My hon. Friend the Member for West Stirlingshire (Mr. W. Baxter) raised the question—which has been with us a long time—of the punching of the calf's ear. A number of methods have been tried, and it is always difficult to get one to do all that we want it to do without inflicting any pain on the animal. We have tried to the best of our ability—as did our predecessors—to get a system of punching which preserved the punch mark for a considerable time. This is important, as taxpayers' money is involved. We have tried out many methods, and this has been found to be the best so far.

I would point out to my hon. Friend and to the House that if anyone can suggest a way in which this can be improved, we shall be delighted to give it very serious consideration. In fact, we should be delighted—

Mr. W. Baxter

Why do the Ministry not adopt the method adopted for pedigree animals, whereby a stamp is put on the animal's ear in a type of ink which stays there permanently? I see no reason why such a method should not be used for this purpose.

Mr.
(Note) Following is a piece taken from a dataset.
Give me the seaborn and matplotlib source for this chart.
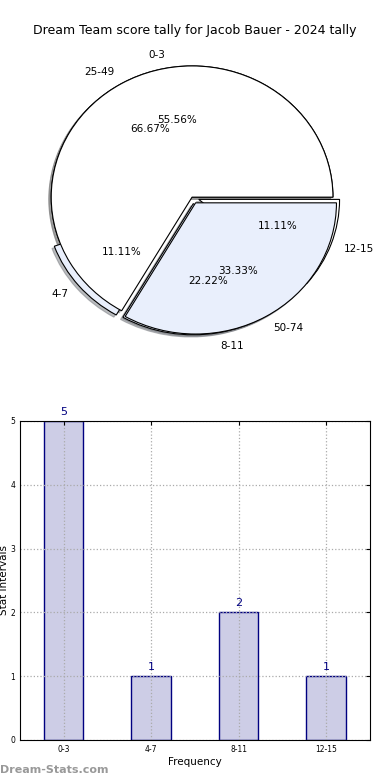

Hoy

I have heard this point raised before and I am not convinced that it is all that satisfactory. Stamps have a habit of wearing off. There is a difference of opinion about this, and we have attempted to get the best method causing the least pain. If any hon. Member can suggest a better method, we shall be delighted to give it very serious consideration.

Sir M. Redmayne

Would the Parliamentary Secretary look again at the question of minimum age? As I understand it, the Scheme cancels the minimum age, but the administrative arrangements will be at the eight months stage and six months in hill areas. My hon. Friend the Member for Edinburgh, West (Mr. Stodart) made a good point for their being at six months, and my hon. Friend the Member for Gainsborough (Mr. Kimball) made an equally good point for their being at four months. If the Scheme permits a certain flexibility more than the day or two which the Parliamentary Secretary mentioned, surely this could be considered to see whether it could not be done.

Mr. Hoy

The whole aim is to give us that little flexibility which was missing before. The only obstacle is that when one seeks to do that, there is always the danger that it will become too flexible. We want to get a little common sense into the matter. If we can do this, we hope that this will meet with the approval of all concerned.

Mr. J. E. B. Hill

Has the Parliamentary Secretary any figures for the Channel Island breeds?

Mr. Hoy

I have no separate figures for the Channel Islands.

Question put and agreed to.

Resolved, That the Calf Subsidies (United Kingdom) Scheme 1965, a draft of which was laid before this House on 13th May, be approved.